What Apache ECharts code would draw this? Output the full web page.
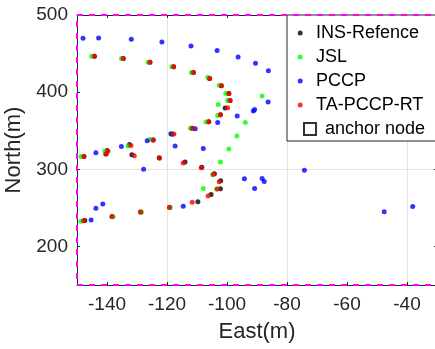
<!DOCTYPE html>
<html>
<head>
<meta charset="utf-8">
<script src="https://cdn.jsdelivr.net/npm/echarts@6/dist/echarts.min.js"></script>
<style>html,body{margin:0;padding:0;background:#fff;}#c{width:435px;height:349px;}</style>
</head>
<body>
<div id="c"></div>
<script>
// ---- data (East, North) in metres ----
const insRef = [[-144.2,446.6],[-134.6,443.5],[-125.7,438.9],[-117.8,432.8],[-111.2,425.4],[-105.8,417.7],[-101.9,408.2],[-99.4,398.3],[-99.0,389.2],[-100.6,379.6],[-102.2,370.7],[-106.1,361.7],[-111.6,353.3],[-118.7,346.2],[-124.6,338.1],[-132.5,332.2],[-140.0,324.5],[-147.7,316.5],[-140.3,319.7],[-131.7,319.0],[-122.6,314.9],[-114.0,309.6],[-108.4,302.6],[-104.2,294.1],[-102.1,285.1],[-102.2,274.7],[-105.3,267.4],[-109.7,257.9],[-119.1,250.8],[-128.8,244.7],[-138.3,238.9],[-147.4,233.7]];
const jsl = [[-145.1,446.6],[-135.2,443.5],[-126.3,438.9],[-118.4,432.8],[-111.9,425.4],[-106.4,419.2],[-102.6,408.9],[-100.4,398.3],[-99.8,389.2],[-102.9,383.9],[-103.1,369.8],[-107.0,361.3],[-112.2,353.3],[-118.3,345.6],[-125.7,338.8],[-133.0,330.3],[-140.7,323.3],[-148.7,316.5],[-88.3,394.9],[-93.9,360.8],[-96.7,343.2],[-99.4,326.4],[-102.2,309.6],[-104.8,292.9],[-107.9,275.1],[-103.5,274.5],[-119.0,250.2],[-128.5,244.3],[-138.0,238.5],[-148.7,232.8]];
const pccp = [[-148.0,469.9],[-142.8,470.3],[-131.9,468.6],[-121.7,465.1],[-112.0,459.9],[-103.3,453.9],[-96.3,445.7],[-90.5,437.3],[-86.2,427.6],[-86.3,387.2],[-91.2,375.5],[-90.8,377.6],[-96.6,369.1],[-103.1,360.8],[-110.6,352.7],[-118.3,345.3],[-126.6,337.1],[-135.2,329.4],[-143.7,321.4],[-117.3,330.3],[-107.9,326.8],[-127.8,300.1],[-94.2,287.6],[-88.3,288.0],[-87.6,284.2],[-90.8,275.1],[-74.2,298.8],[-47.6,245.0],[-38.1,251.8],[-114.6,252.2],[-141.4,255.1],[-143.7,249.6],[-145.3,234.4]];
const taPccpRt = [[-144.2,446.6],[-134.6,443.5],[-125.7,438.9],[-117.8,432.8],[-111.2,425.4],[-105.8,417.7],[-101.9,408.2],[-99.4,398.3],[-99.0,389.2],[-99.8,379.8],[-102.2,370.7],[-106.1,361.7],[-111.6,353.3],[-117.7,345.8],[-124.6,338.1],[-132.0,330.7],[-139.7,323.3],[-147.7,316.5],[-140.4,319.7],[-130.9,317.4],[-122.5,314.3],[-114.6,308.3],[-108.6,302.0],[-104.5,293.5],[-102.6,283.9],[-103.2,274.5],[-106.3,265.4],[-111.6,257.3],[-119.2,250.6],[-128.8,244.7],[-138.3,238.9],[-147.8,233.4]];
const boundary = [[-150,150],[-30,150],[-30,500],[-150,500],[-150,150]];
const xTicks = [-140,-120,-100,-80,-60,-40];
const yTicks = [200,300,400,500];
const legendNames = ['INS-Refence','JSL','PCCP','TA-PCCP-RT'];
const anchorName = 'anchor node';

const FONT = 'Liberation Sans, Arial, Helvetica, sans-serif';
const AX = '#262626';
const GRID = '#e3e3e3';

const chart = echarts.init(document.getElementById('c'), null, {renderer:'canvas'});
const baseX = {
  type:'value', min:-150, max:-30, interval:10,
  axisLine:{show:true, onZero:false, lineStyle:{color:AX, width:1}},
  axisTick:{show:true, inside:true, length:3, customValues:xTicks, lineStyle:{color:AX}},
};
const baseY = {
  type:'value', min:150, max:500, interval:50,
  axisLine:{show:true, onZero:false, lineStyle:{color:AX, width:1}},
  axisTick:{show:true, inside:true, length:3, customValues:yTicks, lineStyle:{color:AX}},
};
const scatterBase = {type:'scatter', symbol:'circle', symbolSize:5, xAxisIndex:0, yAxisIndex:0};
chart.setOption({
  animation:false,
  backgroundColor:'#fff',
  textStyle:{fontFamily:FONT},
  grid:{left:77, right:-2, top:15, bottom:64, outerBoundsMode:'none'},
  xAxis:[
    Object.assign({}, baseX, {
      position:'bottom', name:'East(m)', nameLocation:'middle', nameGap:36,
      nameTextStyle:{fontSize:22, color:AX, fontFamily:FONT},
      axisLabel:{customValues:xTicks, fontSize:19, color:AX, margin:10, fontFamily:FONT},
      splitLine:{show:true, lineStyle:{color:['rgba(0,0,0,0)', GRID], width:1}}
    }),
    Object.assign({}, baseX, {position:'top', axisLabel:{show:false}, splitLine:{show:false}})
  ],
  yAxis:[
    Object.assign({}, baseY, {
      position:'left', name:'North(m)', nameLocation:'middle', nameGap:42,
      nameTextStyle:{fontSize:22, color:AX, fontFamily:FONT},
      axisLabel:{customValues:yTicks, fontSize:19, color:AX, margin:9, fontFamily:FONT},
      splitLine:{show:true, lineStyle:{color:['rgba(0,0,0,0)', GRID], width:1}}
    }),
    Object.assign({}, baseY, {position:'right', axisLabel:{show:false}, splitLine:{show:false}})
  ],
  graphic:[{
    type:'rect', z:3, shape:{x:287, y:15, width:160, height:126},
    style:{fill:'#fff', stroke:AX, lineWidth:1}
  }],
  legend:[{
    data:legendNames, orient:'vertical', left:292.7, top:19, itemGap:6,
    icon:'circle', itemWidth:21.6, itemHeight:5, selectedMode:false, z:6,
    textStyle:{fontSize:18, color:'#000', fontFamily:FONT}
  },{
    data:[anchorName], orient:'vertical', left:298, top:115,
    icon:'rect', itemWidth:12, itemHeight:12, selectedMode:false, z:6,
    textStyle:{fontSize:18, color:'#000', fontFamily:FONT, padding:[0,0,0,4]}
  }],
  series:[
    Object.assign({}, scatterBase, {name:legendNames[0], data:insRef, itemStyle:{color:'#000000'}, z:2}),
    Object.assign({}, scatterBase, {name:legendNames[1], data:jsl, itemStyle:{color:'#00ff00'}, z:2}),
    Object.assign({}, scatterBase, {name:legendNames[2], data:pccp, itemStyle:{color:'#0000ff'}, z:2}),
    Object.assign({}, scatterBase, {name:legendNames[3], data:taPccpRt, itemStyle:{color:'#ff0000'}, z:2}),
    {type:'scatter', name:anchorName, data:[], symbol:'rect', symbolSize:12,
     itemStyle:{color:'#ffffff', borderColor:'#000', borderWidth:1}},
    {type:'line', name:'boundary', data:boundary, symbol:'none', clip:false, z:10, silent:true,
     lineStyle:{color:'#ff00ff', width:2, type:[6,6]}}
  ]
});
</script>
</body>
</html>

__TASK REQUIREMENTS__: Quote the data above in full and without alteration; skip the pictures.

__RIGHT ANSWER__:
What Apache ECharts code would draw this? Output the full web page.
<!DOCTYPE html>
<html>
<head>
<meta charset="utf-8">
<script src="https://cdn.jsdelivr.net/npm/echarts@6/dist/echarts.min.js"></script>
<style>html,body{margin:0;padding:0;background:#fff;}#c{width:435px;height:349px;}</style>
</head>
<body>
<div id="c"></div>
<script>
// ---- data (East, North) in metres ----
const insRef = [[-144.2,446.6],[-134.6,443.5],[-125.7,438.9],[-117.8,432.8],[-111.2,425.4],[-105.8,417.7],[-101.9,408.2],[-99.4,398.3],[-99.0,389.2],[-100.6,379.6],[-102.2,370.7],[-106.1,361.7],[-111.6,353.3],[-118.7,346.2],[-124.6,338.1],[-132.5,332.2],[-140.0,324.5],[-147.7,316.5],[-140.3,319.7],[-131.7,319.0],[-122.6,314.9],[-114.0,309.6],[-108.4,302.6],[-104.2,294.1],[-102.1,285.1],[-102.2,274.7],[-105.3,267.4],[-109.7,257.9],[-119.1,250.8],[-128.8,244.7],[-138.3,238.9],[-147.4,233.7]];
const jsl = [[-145.1,446.6],[-135.2,443.5],[-126.3,438.9],[-118.4,432.8],[-111.9,425.4],[-106.4,419.2],[-102.6,408.9],[-100.4,398.3],[-99.8,389.2],[-102.9,383.9],[-103.1,369.8],[-107.0,361.3],[-112.2,353.3],[-118.3,345.6],[-125.7,338.8],[-133.0,330.3],[-140.7,323.3],[-148.7,316.5],[-88.3,394.9],[-93.9,360.8],[-96.7,343.2],[-99.4,326.4],[-102.2,309.6],[-104.8,292.9],[-107.9,275.1],[-103.5,274.5],[-119.0,250.2],[-128.5,244.3],[-138.0,238.5],[-148.7,232.8]];
const pccp = [[-148.0,469.9],[-142.8,470.3],[-131.9,468.6],[-121.7,465.1],[-112.0,459.9],[-103.3,453.9],[-96.3,445.7],[-90.5,437.3],[-86.2,427.6],[-86.3,387.2],[-91.2,375.5],[-90.8,377.6],[-96.6,369.1],[-103.1,360.8],[-110.6,352.7],[-118.3,345.3],[-126.6,337.1],[-135.2,329.4],[-143.7,321.4],[-117.3,330.3],[-107.9,326.8],[-127.8,300.1],[-94.2,287.6],[-88.3,288.0],[-87.6,284.2],[-90.8,275.1],[-74.2,298.8],[-47.6,245.0],[-38.1,251.8],[-114.6,252.2],[-141.4,255.1],[-143.7,249.6],[-145.3,234.4]];
const taPccpRt = [[-144.2,446.6],[-134.6,443.5],[-125.7,438.9],[-117.8,432.8],[-111.2,425.4],[-105.8,417.7],[-101.9,408.2],[-99.4,398.3],[-99.0,389.2],[-99.8,379.8],[-102.2,370.7],[-106.1,361.7],[-111.6,353.3],[-117.7,345.8],[-124.6,338.1],[-132.0,330.7],[-139.7,323.3],[-147.7,316.5],[-140.4,319.7],[-130.9,317.4],[-122.5,314.3],[-114.6,308.3],[-108.6,302.0],[-104.5,293.5],[-102.6,283.9],[-103.2,274.5],[-106.3,265.4],[-111.6,257.3],[-119.2,250.6],[-128.8,244.7],[-138.3,238.9],[-147.8,233.4]];
const boundary = [[-150,150],[-30,150],[-30,500],[-150,500],[-150,150]];
const xTicks = [-140,-120,-100,-80,-60,-40];
const yTicks = [200,300,400,500];
const legendNames = ['INS-Refence','JSL','PCCP','TA-PCCP-RT'];
const anchorName = 'anchor node';

const FONT = 'Liberation Sans, Arial, Helvetica, sans-serif';
const AX = '#262626';
const GRID = '#e3e3e3';

const chart = echarts.init(document.getElementById('c'), null, {renderer:'canvas'});
const baseX = {
  type:'value', min:-150, max:-30, interval:10,
  axisLine:{show:true, onZero:false, lineStyle:{color:AX, width:1}},
  axisTick:{show:true, inside:true, length:3, customValues:xTicks, lineStyle:{color:AX}},
};
const baseY = {
  type:'value', min:150, max:500, interval:50,
  axisLine:{show:true, onZero:false, lineStyle:{color:AX, width:1}},
  axisTick:{show:true, inside:true, length:3, customValues:yTicks, lineStyle:{color:AX}},
};
const scatterBase = {type:'scatter', symbol:'circle', symbolSize:5, xAxisIndex:0, yAxisIndex:0};
chart.setOption({
  animation:false,
  backgroundColor:'#fff',
  textStyle:{fontFamily:FONT},
  grid:{left:77, right:-2, top:15, bottom:64, outerBoundsMode:'none'},
  xAxis:[
    Object.assign({}, baseX, {
      position:'bottom', name:'East(m)', nameLocation:'middle', nameGap:36,
      nameTextStyle:{fontSize:22, color:AX, fontFamily:FONT},
      axisLabel:{customValues:xTicks, fontSize:19, color:AX, margin:10, fontFamily:FONT},
      splitLine:{show:true, lineStyle:{color:['rgba(0,0,0,0)', GRID], width:1}}
    }),
    Object.assign({}, baseX, {position:'top', axisLabel:{show:false}, splitLine:{show:false}})
  ],
  yAxis:[
    Object.assign({}, baseY, {
      position:'left', name:'North(m)', nameLocation:'middle', nameGap:42,
      nameTextStyle:{fontSize:22, color:AX, fontFamily:FONT},
      axisLabel:{customValues:yTicks, fontSize:19, color:AX, margin:9, fontFamily:FONT},
      splitLine:{show:true, lineStyle:{color:['rgba(0,0,0,0)', GRID], width:1}}
    }),
    Object.assign({}, baseY, {position:'right', axisLabel:{show:false}, splitLine:{show:false}})
  ],
  graphic:[{
    type:'rect', z:3, shape:{x:287, y:15, width:160, height:126},
    style:{fill:'#fff', stroke:AX, lineWidth:1}
  }],
  legend:[{
    data:legendNames, orient:'vertical', left:292.7, top:19, itemGap:6,
    icon:'circle', itemWidth:21.6, itemHeight:5, selectedMode:false, z:6,
    textStyle:{fontSize:18, color:'#000', fontFamily:FONT}
  },{
    data:[anchorName], orient:'vertical', left:298, top:115,
    icon:'rect', itemWidth:12, itemHeight:12, selectedMode:false, z:6,
    textStyle:{fontSize:18, color:'#000', fontFamily:FONT, padding:[0,0,0,4]}
  }],
  series:[
    Object.assign({}, scatterBase, {name:legendNames[0], data:insRef, itemStyle:{color:'#000000'}, z:2}),
    Object.assign({}, scatterBase, {name:legendNames[1], data:jsl, itemStyle:{color:'#00ff00'}, z:2}),
    Object.assign({}, scatterBase, {name:legendNames[2], data:pccp, itemStyle:{color:'#0000ff'}, z:2}),
    Object.assign({}, scatterBase, {name:legendNames[3], data:taPccpRt, itemStyle:{color:'#ff0000'}, z:2}),
    {type:'scatter', name:anchorName, data:[], symbol:'rect', symbolSize:12,
     itemStyle:{color:'#ffffff', borderColor:'#000', borderWidth:1}},
    {type:'line', name:'boundary', data:boundary, symbol:'none', clip:false, z:10, silent:true,
     lineStyle:{color:'#ff00ff', width:2, type:[6,6]}}
  ]
});
</script>
</body>
</html>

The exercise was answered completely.